In 2017 they were transferred from the NHS to the council. Although NHS and local authority workers have had (small) pay rises since, the council has frozen health visitors' pay. They have lost over £2,000 a year each.
The council is deskilling specialist experienced health visitors by introducing a split-level service. A 'junior' health visitor role no longer has specialist responsibilities like 'complex safeguarding' of children at risk because of family health and social problems.
This will put young children and families at risk - and risk the smaller number of 'seniors' burning out with stress.
Instead of preventing childhood and family problems, health visitors will be box-ticking or rushing from crisis to crisis.
The council wants the service on the cheap for future privatisation to a profit-making company. What a greedy short-term outlook the Tory council and government have! The number of health visitors nationally has fallen by 25% since 2015. These massive cuts will lead to more health and behaviour problems as children grow up.
On strike days the health visitors have marched through shopping centres across the county with placards and leaflets (except where landlords of privatised public space have barred their way!) Support for these brave and determined workers has come from local people, Unite and other union branches.
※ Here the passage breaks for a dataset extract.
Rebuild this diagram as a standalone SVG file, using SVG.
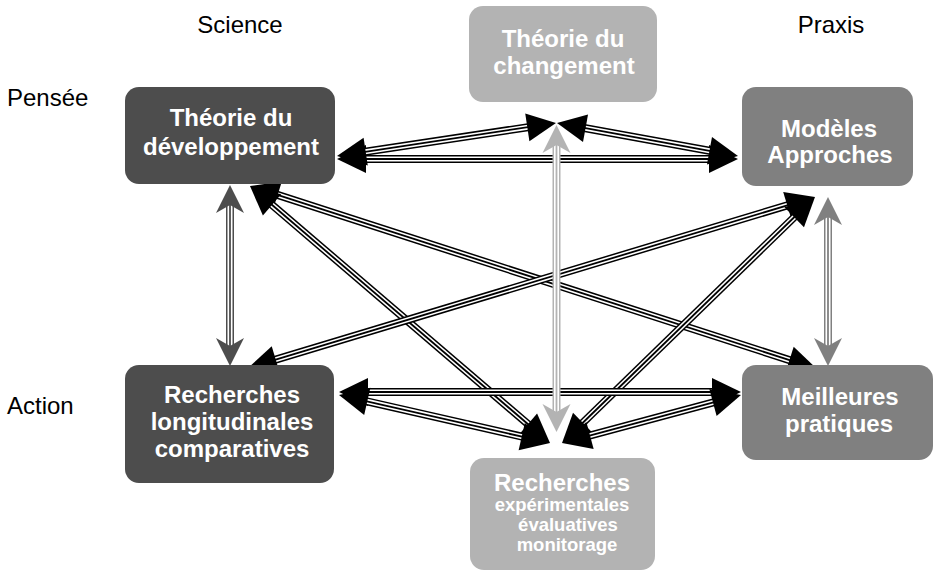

Workers have had enough of austerity and applaud those fighting back. It shouldn't be left to one small group to fight alone when workers everywhere face similar problems.
When the Trade Union Congress meets in September it should draw up a plan to bring all workers together with marches and strikes demanding an immediate general election. A Corbyn-led government could reverse the cuts, so these specialist nurses can help young families instead of fighting to save their service.